In evangelical circles we have perhaps put so much (rightful) emphasis on the saving of souls that we have forgotten how to preach the gospel over our bodies. Jesus of Nazareth accomplished His saving work in a body, for our bodies. This is why what we do with, in, and for our bodies matters! How we speak about our bodies (and others’ bodies) matters. How we look at bodies matters. They are good gifts from a good God who has given us freely all things to enjoy in our bodies, until the day when He finally makes all things new, including our bodies.

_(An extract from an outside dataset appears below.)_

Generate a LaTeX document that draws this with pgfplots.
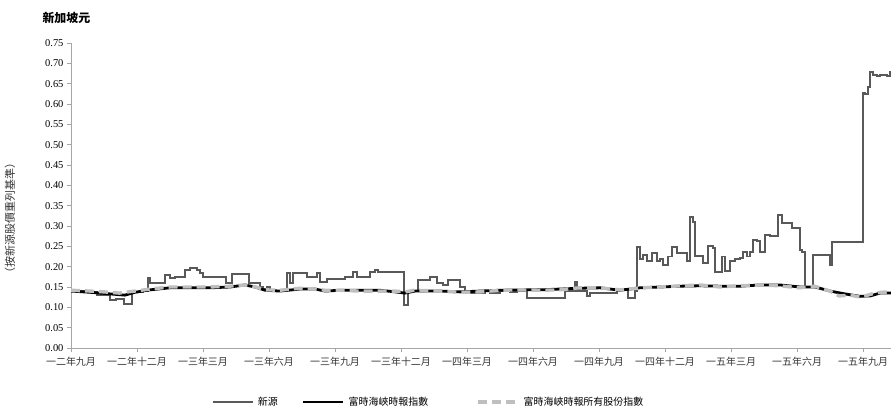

My jaw is good, but not because it marks a defined line between my face and my neck. It is good for the same reason yours is good. It allows me to speak words of life, to giggle with my children, to sing songs of hope, and to eat good food. Praise God.
My belly is good, but not because it fits inside a waistband of a certain size. It is good for the same reason yours is good. It has ached with laughter, tensed in danger, softened with love. Praise God.
My body is good because it is the one my good Father gave me, which allows me to experience more of His goodness in the world. It is the one Jesus redeemed in His death, the one He will raise to life and restore on that last day. It is the one where the Spirit chooses to dwell in the meantime. It is a good body.
So—even when I do not believe it—I will speak of it as such. I will care for it as such. And in this world where bodies are commodities—“assets” with varying degrees of value—I will preach the gospel. Salvation in none but Jesus, for all creation, body and soul. Praise God.
Hold the paradox. Don’t panic. See you next month!